If you moved to Prosper in the last three years, you’ve likely had a conversation about schools. The district is growing faster than facilities can expand, which creates capacity problems that new buildings are designed to solve. Bridges Middle School and Watkins Elementary are scheduled to open for the 2026-27 school year, and they represent the largest capacity addition to the district in years.
What’s Actually Opening
Bridges Middle School will serve students in grades 6-8 and is positioned to relieve overcrowding at the existing middle schools. It will draw students from multiple feeder elementary schools, which means rezoning will happen. More on that below.
Watkins Elementary will serve K-5 and fill a specific geographic gap. The newer master-planned communities—Windsong Ranch, Star Trail, Whittier Heights—have generated residential density faster than school capacity could handle. Watkins is designed specifically to serve those growth corridors.
Both facilities are being built to current standards, which means newer building systems, improved HVAC efficiency, and the kinds of amenities that older schools lack. Classrooms with better soundproofing, modern science labs, flexible learning spaces. Parents at older schools sometimes ask when their kids’ buildings will get equivalent upgrades. The answer is usually: eventually, through renovation schedules.
The Rezoning Reality
New schools mean rezoning existing attendance zones. This is the uncomfortable part of growth. Your child attends Centennial Elementary currently. They could potentially shift to Watkins under new zone boundaries. If you have a middle schooler, they might move from one school to another mid-years or end up reassigned next year.
Prosper ISD typically announces final rezoning plans in late spring or early summer. The district tries to minimize disruption by grandfathering siblings (if your older child stays at the current school, younger siblings can too) and allowing some choice programs to continue. But there’s always disruption.
This is why the growth has been contentious. Families didn’t move to Prosper to find their kids reassigned to a new school. But the alternative—not building new schools—is overcrowding, portable classrooms, and resource strain. Rezoning is the price of rapid residential growth.
If you have school-age children, watch for announcements in April or May about proposed rezoning for the 2026-27 school year. Attend the public hearings. Request the maps. Understand where your kids will potentially be attending.
A District Earning Recognition
Prosper ISD won the H-E-B Excellence in Education Award, which is not a participation trophy. The district was specifically recognized for academic achievement, professional development, and community engagement. When a district of 20,000-plus students serving a rapidly growing area maintains that recognition, it’s notable.

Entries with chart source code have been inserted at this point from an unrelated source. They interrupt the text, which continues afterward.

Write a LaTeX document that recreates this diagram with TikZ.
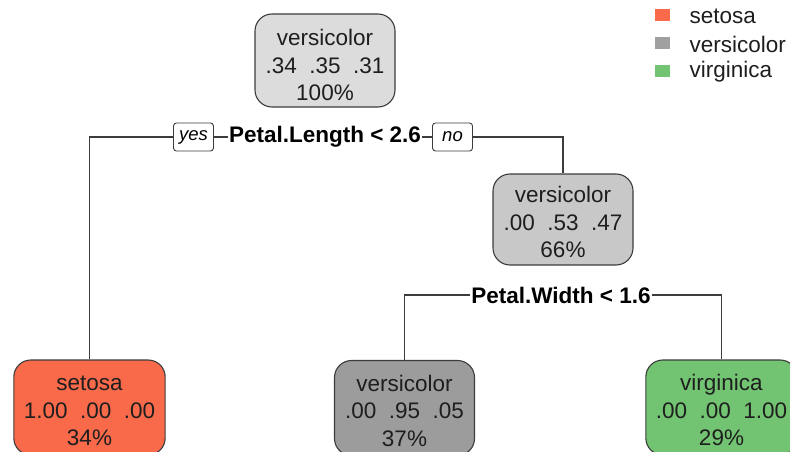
\documentclass[tikz,border=0pt]{standalone}
\usepackage{fontspec}
\setmainfont{Liberation Sans}
\usepackage{tikz}
\definecolor{kirmizi}{HTML}{F96A4B}
\definecolor{yesil}{HTML}{72C472}
\definecolor{griAcik}{HTML}{DCDCDC}
\definecolor{griOrta}{HTML}{C8C8C8}
\definecolor{griKoyu}{HTML}{9C9C9C}
\definecolor{griLejant}{HTML}{A0A0A0}
\definecolor{cizgi}{HTML}{3C3C3C}
\definecolor{yazi}{HTML}{1E1E1E}
\newcommand{\ustpay}[1]{\rule{0pt}{#1}}

\begin{document}
\begin{tikzpicture}[x=1pt,y=-1pt,
  dugum/.style={draw=cizgi,line width=1.1pt,rounded corners=17pt,align=center,
    minimum width=140pt,minimum height=93pt,inner xsep=10pt,inner ysep=0pt,
    text=yazi,font=\fontsize{22.5}{27.5}\selectfont},
  kutu/.style={draw=cizgi,line width=0.9pt,rounded corners=3pt,fill=white,
    font=\fontsize{18.5}{20}\selectfont\itshape,minimum width=40pt,minimum height=28pt,inner sep=0pt},
  bolme/.style={font=\fontsize{22.5}{24}\selectfont\bfseries,inner xsep=1pt,inner ysep=2pt},
  kenar/.style={cizgi,line width=1.1pt}]
\useasboundingbox (0,0) rectangle (790,452);
\node[dugum,fill=griAcik] (kok) at (325,60.5) {\ustpay{26pt}versicolor\\.34~~.35~~.31\\100\%};
\node[bolme] (bol1) at (325,137) {Petal.Length < 2.6};
\node[kutu] (evet) at (193.5,137) {yes};
\node[kutu] (hayir) at (452.5,137) {no};
\node[dugum,fill=griOrta,minimum height=91pt] (sag) at (563,219.5) {\ustpay{22pt}versicolor\\.00~~.53~~.47\\66\%};
\node[bolme] (bol2) at (561,295) {Petal.Width < 1.6};
\node[dugum,fill=kirmizi,minimum height=95pt] (setosa) at (89.5,407.5) {\ustpay{22pt}setosa\\1.00~~.00~~.00\\34\%};
\node[dugum,fill=griKoyu,minimum height=95pt] (vers) at (404.5,408) {\ustpay{22pt}versicolor\\.00~~.95~~.05\\37\%};
\node[dugum,fill=yesil,minimum height=95pt] (virg) at (721.5,407.5) {\ustpay{22pt}virginica\\.00~~.00~~1.00\\29\%};
\draw[kenar] (setosa.north) |- (evet.west);
\draw[kenar] (evet.east) -- (bol1.west);
\draw[kenar] (bol1.east) -- (hayir.west);
\draw[kenar] (hayir.east) -| (sag.north);
\draw[kenar] (vers.north) |- (bol2.west);
\draw[kenar] (bol2.east) -| (virg.north);
\fill[kirmizi] (655,9) rectangle (670,21);
\fill[griLejant] (655,37) rectangle (670,49);
\fill[yesil] (655,65) rectangle (670,77);
\node[anchor=west,text=yazi,font=\fontsize{22.5}{24}\selectfont] (lej1) at (686,16) {setosa};
\node[anchor=west,text=yazi,font=\fontsize{22.5}{24}\selectfont] (lej2) at (686,44) {versicolor};
\node[anchor=west,text=yazi,font=\fontsize{22.5}{24}\selectfont] (lej3) at (686,72) {virginica};
\end{tikzpicture}
\end{document}
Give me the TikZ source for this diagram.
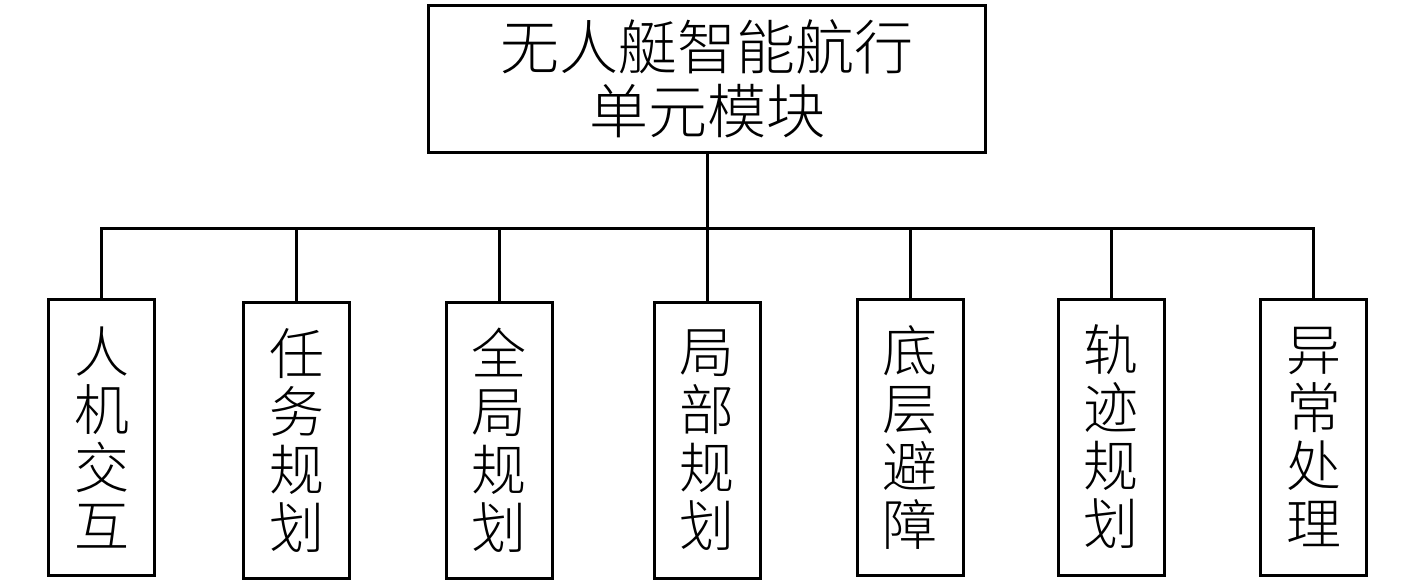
\documentclass[tikz,border=0pt]{standalone}
\usepackage{fontspec}
\setmainfont{Noto Sans CJK SC Light}
\begin{document}
\begin{tikzpicture}[x=1pt,y=-1pt]
\tikzset{
  topbox/.style={draw, line width=3pt, minimum width=557pt, minimum height=146pt, inner sep=0pt, align=center, font=\fontsize{59}{64}\selectfont},
  leafbox/.style={draw, line width=3pt, minimum width=106pt, minimum height=276pt, inner sep=0pt, align=center, font=\fontsize{55}{58}\selectfont},
  wire/.style={line width=3pt}
}
\fill[white] (0,0) rectangle (1417,586);
\useasboundingbox (0,0) rectangle (1417,586);
\node[topbox] (top) at (707,79) {无人艇智能航行\\单元模块};
\node[leafbox] (c1) at (101.5,437.5) {人\\机\\交\\互};
\node[leafbox] (c2) at (296.5,440) {任\\务\\规\\划};
\node[leafbox] (c3) at (499,440) {全\\局\\规\\划};
\node[leafbox] (c4) at (707,440) {局\\部\\规\\划};
\node[leafbox] (c5) at (910,437.5) {底\\层\\避\\障};
\node[leafbox] (c6) at (1111,437) {轨\\迹\\规\\划};
\node[leafbox] (c7) at (1313.5,437) {异\\常\\处\\理};
\coordinate (bus) at (707,228);
\draw[wire] (top.south) -- (bus);
\draw[wire] (c1.north) |- (c7.north |- bus) -- (c7.north);
\foreach \n in {c2,c3,c4,c5,c6}{\draw[wire] (\n.north) -- (\n.north |- bus);}
\end{tikzpicture}
\end{document}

Part of that success comes from teacher quality. Prosper ISD’s starting teacher salary is $62,250, which is above state minimum but not dramatically higher than competing districts. But the combination of salary, professional development opportunities, and community support attracts quality educators. Your child’s teacher probably chose Prosper specifically, not just took the first job that hired them.
New schools affect that equation. Facilities matter for recruitment. Teachers want to work in modern buildings. Newer schools with better design and equipment make recruiting and retaining quality staff easier. This sounds like a tangential benefit, but it’s not. Teacher quality directly impacts student outcomes.
What Comes After 2026-27
The district has plans extending beyond these two schools. Growth continues in Whittier Heights, parts of Light Farms, and other neighborhoods. Another elementary school is likely within the next five years. Eventually, a third high school will be necessary, though that’s further out.

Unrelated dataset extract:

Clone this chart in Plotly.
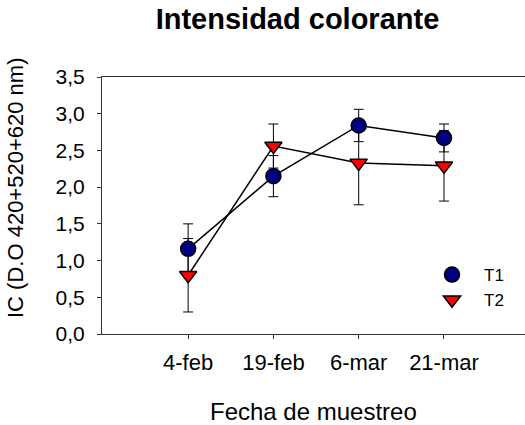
import plotly.graph_objects as go

fechas = ["4-feb", "19-feb", "6-mar", "21-mar"]
t1_vals = [1.16, 2.15, 2.84, 2.67]
t1_err = [0.34, 0.28, 0.22, 0.19]
t2_vals = [0.80, 2.56, 2.33, 2.29]
t2_err = [0.50, 0.30, 0.57, 0.48]
y_ticks = [0.0, 0.5, 1.0, 1.5, 2.0, 2.5, 3.0, 3.5]

xpos = list(range(len(fechas)))
FONT = "Liberation Sans, Arial, sans-serif"
W, H = 525, 425

fig = go.Figure()

# error bars first so markers cover them
for vals, errs in ((t1_vals, t1_err), (t2_vals, t2_err)):
    fig.add_trace(go.Scatter(
        x=xpos, y=vals, mode="markers",
        marker=dict(size=1, color="rgba(0,0,0,0)"),
        error_y=dict(type="data", array=errs, visible=True,
                     color="black", thickness=1, width=5),
        showlegend=False, hoverinfo="skip"))

# connecting lines
for vals in (t1_vals, t2_vals):
    fig.add_trace(go.Scatter(
        x=xpos, y=vals, mode="lines",
        line=dict(color="black", width=1.5),
        showlegend=False, hoverinfo="skip"))

fig.add_trace(go.Scatter(
    x=xpos, y=t1_vals, mode="markers", name="T1",
    marker=dict(symbol="circle", size=15, color="#000080",
                line=dict(color="black", width=1.5)),
    legendgroup="a"))
fig.add_trace(go.Scatter(
    x=xpos, y=t2_vals, mode="markers", name="T2",
    marker=dict(symbol="triangle-down", size=15, color="#ff0000",
                line=dict(color="black", width=1.5)),
    legendgroup="b"))

fig.update_layout(
    width=W, height=H,
    margin=dict(l=102, r=0, t=77, b=91),
    paper_bgcolor="white", plot_bgcolor="white",
    separators=",.",
    font=dict(family=FONT, size=21, color="black"),
    title=dict(text="<b>Intensidad colorante</b>", x=297.5/W, xanchor="center",
               y=1 - 19/H, yanchor="middle", yref="container",
               font=dict(family=FONT, size=29, color="black")),
    showlegend=True,
    legend=dict(x=(420-102)/423, y=1 - (257-77)/257, xanchor="left", yanchor="top",
                bgcolor="rgba(0,0,0,0)", borderwidth=0, tracegroupgap=0,
                itemwidth=54,
                font=dict(family=FONT, size=17, color="black")),
    xaxis=dict(range=[-1.01, 3.95], tickvals=xpos, ticktext=fechas,
               showgrid=False, zeroline=False, showline=True, linecolor="#333",
               linewidth=1, mirror=True, ticks="outside", ticklen=4,
               tickcolor="#333", tickfont=dict(size=22), ticklabelstandoff=5),
    yaxis=dict(range=[0, 3.5], tickvals=y_ticks, tickformat=".1f",
               showgrid=False, zeroline=False, showline=True, linecolor="#333",
               linewidth=1, ticks="outside", ticklen=4, tickcolor="#333",
               tickfont=dict(size=21), ticklabelstandoff=8),
    annotations=[
        dict(text="Fecha de muestreo", xref="paper", yref="paper",
             x=(313.5-102)/423, y=-(411.5-334)/257, xanchor="center", yanchor="middle",
             showarrow=False, font=dict(family=FONT, size=24, color="black")),
        dict(text="IC (D.O 420+520+620 nm)", xref="paper", yref="paper",
             x=-(102-15)/423, y=(334-188)/257, xanchor="center", yanchor="middle",
             textangle=-90, showarrow=False,
             font=dict(family=FONT, size=22, color="black")),
    ],
)

fig.write_html("out.html")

But for the immediate future, these two schools solve the acute capacity problem. They buy the district several years of breathing room to plan subsequent expansions without operating at dangerous overcapacity.
Housing and School Capacity
There’s a chicken-and-egg dynamic here worth understanding. Developers can’t build houses fast enough. Prosper’s residential pipeline—approved new-build communities either under construction or recently opened—suggests 5,000-10,000 additional residents in the next three to four years.

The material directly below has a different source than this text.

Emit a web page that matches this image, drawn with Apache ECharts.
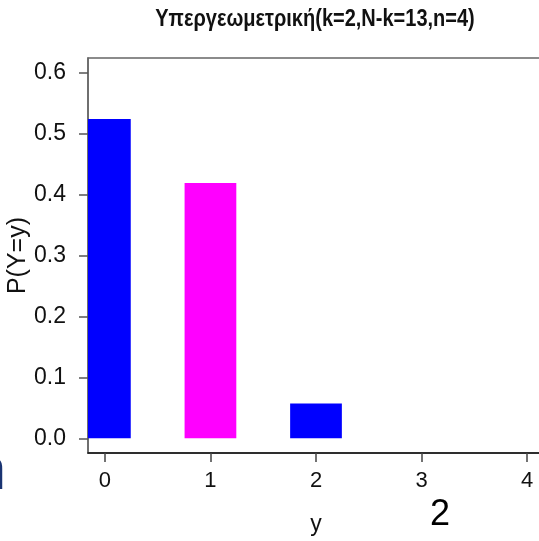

A typical new-build neighborhood generates school-age children at a predictable rate. Master-planned communities like Windsong Ranch and Star Trail generate more school-age children than older suburban developments because they’re designed for young families.
The district is building schools to match anticipated student growth, but timing is always tight. Bridgers and Watkins are expected to be full or near-full capacity within a few years of opening, which is why planners are already discussing what comes next.
Choosing a District
For families considering moving to Prosper, the schools matter. The district’s award recognition, the commitment to new facilities, the teacher salaries—these are signals. The city is investing in its schools, which suggests it’s investing in its future.
That said, rapid growth creates chaos. Rezoning disrupts families. Overcrowding sometimes precedes new schools. Teacher recruitment is harder in fast-growing districts because staff have to manage constant change. These are real downsides to being in a district that’s expanding quickly.
But the alternative—being in a flat or declining district—has its own problems. Prosper ISD is making the difficult choice to invest and grow rather than let schools stagnate.
The Next Year
Between now and the 2026-27 school year, expect rezoning announcements, new teacher hiring (which the district will struggle with because good teachers have options), and facility preparation. If you’re a current parent, watch for updates. If you’re considering moving to Prosper partly for schools, Bridges and Watkins should be part of your research. They won’t be perfect on opening day—new buildings always have startup issues—but they represent real capacity and quality investment in the district’s future.